Location
- 201 East Birch Ave, Birchwood, Wisconsin 54817 Birchwood, Washburn County, Wisconsin United States

Information
- Funding type: Public
- Established: 2008
- Principal: Jeff Stanley
- Grades: 7 through 12
- Colors: Maroon and white
- Song: Minnesota Rouser
- Mascot: Bobcats
- Website: www.birchwoodcharterschools.com/bbhcs.html

= Birchwood Blue Hills Charter School =

Birchwood Blue Hills Charter School (BBHCS) was a small charter school in the village of Birchwood, Wisconsin (population 402, as of the 2020 census).
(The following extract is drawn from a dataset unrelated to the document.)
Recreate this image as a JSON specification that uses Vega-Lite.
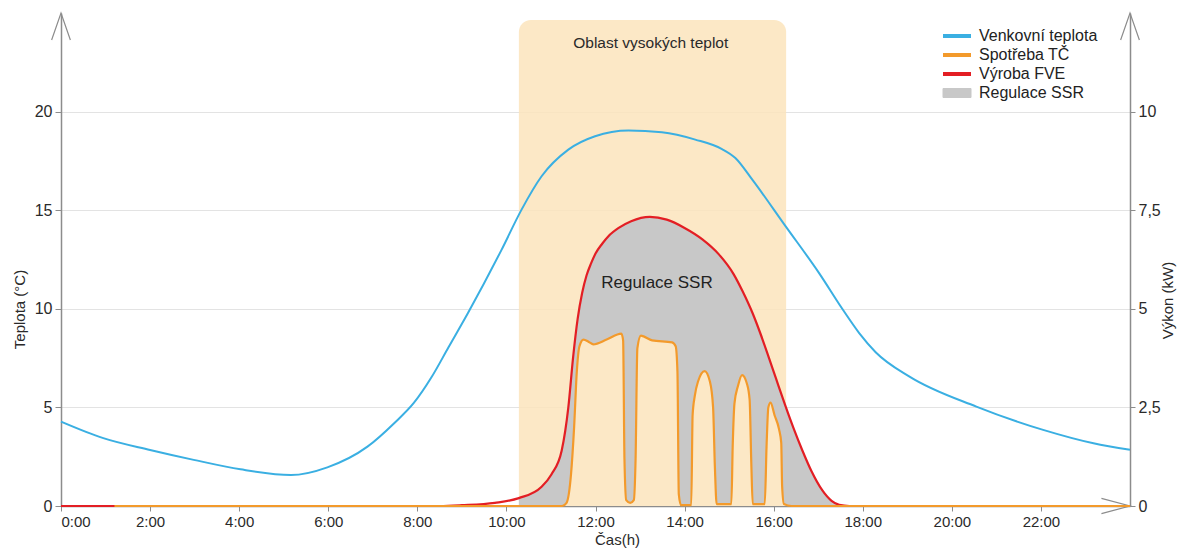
{
  "$schema": "https://vega.github.io/schema/vega-lite/v6.json",
  "width": 1069,
  "height": 493,
  "autosize": {"type": "none"},
  "padding": {"left": 61, "top": 13, "right": 49, "bottom": 44},
  "background": "white",
  "config": {
    "view": {"stroke": null},
    "font": "Liberation Sans",
    "axis": {
      "labelFont": "Liberation Sans",
      "titleFont": "Liberation Sans",
      "labelFontSize": 15,
      "titleFontSize": 15,
      "labelColor": "#2a2a2a",
      "titleColor": "#2a2a2a",
      "titleFontWeight": "normal",
      "domainColor": "#8c8c8c",
      "domainWidth": 1.5,
      "tickColor": "#8c8c8c",
      "tickWidth": 1,
      "gridColor": "#e3e3e3",
      "gridWidth": 1
    }
  },
  "datasets": {
    "one": [{"k": 1}],
    "temp": [
      {"t": 0, "v": 4.28}, {"t": 0.95, "v": 3.44}, {"t": 2, "v": 2.84}, {"t": 2.98, "v": 2.34},
      {"t": 4.03, "v": 1.86}, {"t": 5.16, "v": 1.57}, {"t": 5.98, "v": 1.96}, {"t": 6.88, "v": 3.01},
      {"t": 7.48, "v": 4.2}, {"t": 7.93, "v": 5.25}, {"t": 8.31, "v": 6.5}, {"t": 8.7, "v": 8.05}, {"t": 9.14, "v": 9.8},
      {"t": 9.89, "v": 12.99}, {"t": 10.34, "v": 15.03}, {"t": 10.79, "v": 16.72}, {"t": 11.39, "v": 18.07},
      {"t": 11.99, "v": 18.75}, {"t": 12.74, "v": 19.04}, {"t": 13.49, "v": 18.95}, {"t": 14.24, "v": 18.58},
      {"t": 14.84, "v": 18.1}, {"t": 15.14, "v": 17.65}, {"t": 15.52, "v": 16.55}, {"t": 16.27, "v": 14.18},
      {"t": 17.02, "v": 11.81}, {"t": 17.54, "v": 10.0}, {"t": 17.92, "v": 8.77}, {"t": 18.29, "v": 7.8},
      {"t": 19.05, "v": 6.56}, {"t": 20.55, "v": 5.04}, {"t": 22.05, "v": 3.86}, {"t": 23.18, "v": 3.18},
      {"t": 24, "v": 2.85}
    ],
    "fve": [
      {"t": 0, "f": 0}, {"t": 8.5, "f": 0}, {"t": 9.0, "f": 0.02}, {"t": 9.74, "f": 0.08},
      {"t": 10.28, "f": 0.2}, {"t": 10.79, "f": 0.49}, {"t": 11.01, "f": 0.8}, {"t": 11.24, "f": 1.4},
      {"t": 11.39, "f": 2.5}, {"t": 11.5, "f": 3.8}, {"t": 11.6, "f": 4.75}, {"t": 11.7, "f": 5.4}, {"t": 11.8, "f": 5.85},
      {"t": 11.9, "f": 6.15}, {"t": 12.0, "f": 6.4}, {"t": 12.15, "f": 6.65}, {"t": 12.29, "f": 6.84}, {"t": 12.52, "f": 7.05}, {"t": 12.8, "f": 7.22},
      {"t": 13.22, "f": 7.33}, {"t": 13.6, "f": 7.26}, {"t": 14.0, "f": 7.05}, {"t": 14.4, "f": 6.76},
      {"t": 14.77, "f": 6.38}, {"t": 15.1, "f": 5.88}, {"t": 15.3, "f": 5.45}, {"t": 15.53, "f": 4.88},
      {"t": 15.7, "f": 4.38}, {"t": 15.89, "f": 3.77}, {"t": 16.05, "f": 3.24}, {"t": 16.26, "f": 2.55},
      {"t": 16.45, "f": 1.96}, {"t": 16.64, "f": 1.42}, {"t": 16.85, "f": 0.88}, {"t": 17.09, "f": 0.4},
      {"t": 17.3, "f": 0.13}, {"t": 17.47, "f": 0.03}, {"t": 17.7, "f": 0}, {"t": 24, "f": 0}
    ],
    "tc": [
      {"t": 1.2, "c": 0}, {"t": 11.25, "c": 0}, {"t": 11.35, "c": 0.08}, {"t": 11.45, "c": 0.8},
      {"t": 11.52, "c": 2.0}, {"t": 11.58, "c": 3.4}, {"t": 11.64, "c": 4.05}, {"t": 11.73, "c": 4.22},
      {"t": 11.85, "c": 4.16}, {"t": 11.95, "c": 4.1}, {"t": 12.25, "c": 4.22}, {"t": 12.58, "c": 4.37},
      {"t": 12.62, "c": 4.2}, {"t": 12.65, "c": 1.2}, {"t": 12.69, "c": 0.15}, {"t": 12.78, "c": 0.08},
      {"t": 12.86, "c": 0.15}, {"t": 12.9, "c": 1.2}, {"t": 12.94, "c": 4.0}, {"t": 13.02, "c": 4.32},
      {"t": 13.08, "c": 4.3}, {"t": 13.27, "c": 4.2}, {"t": 13.72, "c": 4.15}, {"t": 13.8, "c": 4.05},
      {"t": 13.84, "c": 3.4}, {"t": 13.87, "c": 0.3}, {"t": 13.92, "c": 0.02}, {"t": 14.15, "c": 0.02},
      {"t": 14.18, "c": 2.3}, {"t": 14.23, "c": 2.8}, {"t": 14.3, "c": 3.15}, {"t": 14.45, "c": 3.42},
      {"t": 14.57, "c": 3.15}, {"t": 14.64, "c": 2.5}, {"t": 14.68, "c": 1.0}, {"t": 14.72, "c": 0.05},
      {"t": 15.05, "c": 0.05}, {"t": 15.08, "c": 1.5}, {"t": 15.12, "c": 2.6}, {"t": 15.2, "c": 3.05},
      {"t": 15.29, "c": 3.32}, {"t": 15.4, "c": 3.1}, {"t": 15.46, "c": 2.7}, {"t": 15.5, "c": 1.0},
      {"t": 15.53, "c": 0.05}, {"t": 15.8, "c": 0.05}, {"t": 15.84, "c": 1.5}, {"t": 15.88, "c": 2.5},
      {"t": 15.93, "c": 2.62}, {"t": 16.02, "c": 2.3}, {"t": 16.12, "c": 1.95}, {"t": 16.17, "c": 1.6},
      {"t": 16.19, "c": 0.5}, {"t": 16.23, "c": 0.05}, {"t": 16.4, "c": 0}, {"t": 24, "c": 0}
    ]
  },
  "layer": [
    {
      "layer": [
        {
          "data": {"name": "one"},
          "mark": {"type": "rect", "fill": "#FBE4BC", "opacity": 0.85, "cornerRadiusTopLeft": 12, "cornerRadiusTopRight": 12},
          "encoding": {
            "x": {"datum": 10.28, "type": "quantitative", "title": "Čas(h)", "scale": {"domain": [0, 24], "nice": false, "zero": false},
              "axis": {
                "values": [0, 2, 4, 6, 8, 10, 12, 14, 16, 18, 20, 22],
                "labelExpr": "datum.value + ':00'",
                "labelFlush": true,
                "tickSize": 5,
                "labelPadding": 3,
                "zindex": 0,
                "title": "Čas(h)",
                "titleX": 556,
                "titleY": 33,
                "titleBaseline": "middle",
                "titleAlign": "center",
                "grid": false
              }
            },
            "x2": {"datum": 16.28},
            "y": {"datum": 0, "type": "quantitative", "title": "Teplota (°C)", "scale": {"domain": [0, 25], "nice": false},
              "axis": {
                "values": [0, 5, 10, 15, 20],
                "grid": true,
                "tickSize": 6,
                "labelPadding": 3,
                "labelFontSize": 16,
                "title": "Teplota (°C)",
                "titleAngle": -90,
                "titleX": -42,
                "titleY": 296,
                "titleAlign": "center",
                "titleBaseline": "middle"
              }
            },
            "y2": {"datum": 24.64}
          }
        },
        {
          "data": {"name": "one"},
          "mark": {"type": "text", "fontSize": 15.5, "color": "#2a2a2a", "font": "Liberation Sans"},
          "encoding": {
            "x": {"datum": 13.24, "type": "quantitative", "title": "Čas(h)"},
            "y": {"datum": 23.46, "type": "quantitative", "title": "Teplota (°C)"},
            "text": {"value": "Oblast vysokých teplot"}
          }
        },
        {
          "data": {"name": "temp"},
          "mark": {"type": "line", "interpolate": "monotone", "strokeWidth": 2},
          "encoding": {
            "x": {"field": "t", "type": "quantitative", "title": "Čas(h)"},
            "y": {"field": "v", "type": "quantitative", "title": "Teplota (°C)"},
            "color": {
              "datum": "Venkovní teplota",
              "scale": {
                "domain": ["Venkovní teplota", "Spotřeba TČ", "Výroba FVE", "Regulace SSR"],
                "range": ["#3AAFE2", "#F39A2B", "#E31E24", "#C8C8C8"]
              },
              "legend": {
                "orient": "none",
                "legendX": 879,
                "legendY": 15,
                "title": null,
                "padding": 0,
                "labelFontSize": 16,
                "labelFont": "Liberation Sans",
                "labelColor": "#222",
                "symbolSize": 100,
                "labelOffset": 23,
                "rowPadding": 3,
                "encode": {
                  "symbols": {
                    "update": {
                      "shape": {"signal": "datum.value === 'Regulace SSR' ? 'M-1,-0.9H4.6V0.9H-1Z' : 'M-1,0H4.6'"},
                      "size": {"value": 100},
                      "stroke": {"signal": "datum.value === 'Venkovní teplota' ? '#3AAFE2' : datum.value === 'Spotřeba TČ' ? '#F39A2B' : datum.value === 'Výroba FVE' ? '#E31E24' : '#666666'"},
                      "strokeWidth": {"signal": "datum.value === 'Regulace SSR' ? 1 : 4"},
                      "fill": {"signal": "datum.value === 'Regulace SSR' ? '#C8C8C8' : 'transparent'"},
                      "opacity": {"value": 1},
                      "fillOpacity": {"value": 1},
                      "strokeOpacity": {"value": 1}
                    }
                  }
                }
              }
            }
          }
        },
        {
          "data": {"name": "one"},
          "mark": {"type": "point", "shape": "M-0.67,1.93L0,0L0.67,1.93", "size": 784, "filled": false, "stroke": "#8c8c8c", "strokeWidth": 1.2, "opacity": 1},
          "encoding": {"x": {"datum": 0, "type": "quantitative", "title": "Čas(h)"}, "y": {"datum": 25, "type": "quantitative", "title": "Teplota (°C)"}}
        },
        {
          "data": {"name": "one"},
          "mark": {"type": "point", "shape": "M-0.67,1.93L0,0L0.67,1.93", "size": 784, "filled": false, "stroke": "#8c8c8c", "strokeWidth": 1.2, "opacity": 1},
          "encoding": {"x": {"datum": 24, "type": "quantitative", "title": "Čas(h)"}, "y": {"datum": 25, "type": "quantitative", "title": "Teplota (°C)"}}
        },
        {
          "data": {"name": "one"},
          "mark": {"type": "point", "shape": "M-2.04,-0.54L0,0L-2.04,0.54", "size": 784, "filled": false, "stroke": "#8c8c8c", "strokeWidth": 1.2, "opacity": 1},
          "encoding": {"x": {"datum": 24, "type": "quantitative", "title": "Čas(h)"}, "y": {"datum": 0, "type": "quantitative", "title": "Teplota (°C)"}}
        }
      ]
    },
    {
      "layer": [
        {
          "data": {"name": "fve"},
          "transform": [{"filter": "datum.t >= 10.28"}],
          "mark": {"type": "area", "interpolate": "monotone", "opacity": 1},
          "encoding": {
            "x": {"field": "t", "type": "quantitative", "title": "Čas(h)"},
            "y": {"field": "f", "type": "quantitative", "title": "Výkon (kW)", "scale": {"domain": [0, 12.5], "nice": false},
              "axis": {
                "orient": "right",
                "values": [0, 2.5, 5, 7.5, 10],
                "labelExpr": "replace(toString(datum.value), '.', ',')",
                "grid": false,
                "tickSize": 5,
                "labelPadding": 3,
                "labelFontSize": 16,
                "title": "Výkon (kW)",
                "titleAngle": -90,
                "titleX": 37,
                "titleY": 287,
                "titleAlign": "center",
                "titleBaseline": "middle"
              }
            },
            "color": {"datum": "Regulace SSR"}
          }
        },
        {
          "data": {"name": "tc"},
          "mark": {"type": "area", "interpolate": "monotone", "fill": "#FCE8C6", "opacity": 1},
          "encoding": {
            "x": {"field": "t", "type": "quantitative", "title": "Čas(h)"},
            "y": {"field": "c", "type": "quantitative", "title": "Výkon (kW)"}
          }
        },
        {
          "data": {"name": "fve"},
          "mark": {"type": "line", "interpolate": "monotone", "strokeWidth": 2.2},
          "encoding": {
            "x": {"field": "t", "type": "quantitative", "title": "Čas(h)"},
            "y": {"field": "f", "type": "quantitative", "title": "Výkon (kW)"},
            "color": {"datum": "Výroba FVE"}
          }
        },
        {
          "data": {"name": "tc"},
          "mark": {"type": "line", "interpolate": "monotone", "strokeWidth": 2.2},
          "encoding": {
            "x": {"field": "t", "type": "quantitative", "title": "Čas(h)"},
            "y": {"field": "c", "type": "quantitative", "title": "Výkon (kW)"},
            "color": {"datum": "Spotřeba TČ"}
          }
        },
        {
          "data": {"name": "one"},
          "mark": {"type": "text", "fontSize": 17, "color": "#222", "font": "Liberation Sans"},
          "encoding": {
            "x": {"datum": 13.38, "type": "quantitative", "title": "Čas(h)"},
            "y": {"datum": 5.65, "type": "quantitative", "title": "Výkon (kW)"},
            "text": {"value": "Regulace SSR"}
          }
        }
      ]
    }
  ],
  "resolve": {"scale": {"y": "independent"}}
}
Founded in 2008, the BBHCS started out with nine students. It focused on project-based learning, with student-led projects instead of lectures and classes. The BBHCS had a low student-adviser ratio of approximately 15:1. It served grades 7 through 12.

== Demographics ==
The demographic makeup was 85.7% white, 14.3% Native American. 57.1% of students were male, while 42.9% were female.

== Disbanding ==
BBHCS was disbanded at the end of the 2022-2023 school year and was replaced with the Birchwood STEAM and Career Academy (BSCA), a charter school focusing on project-based and career-based learning. It serves grades 6 through 12.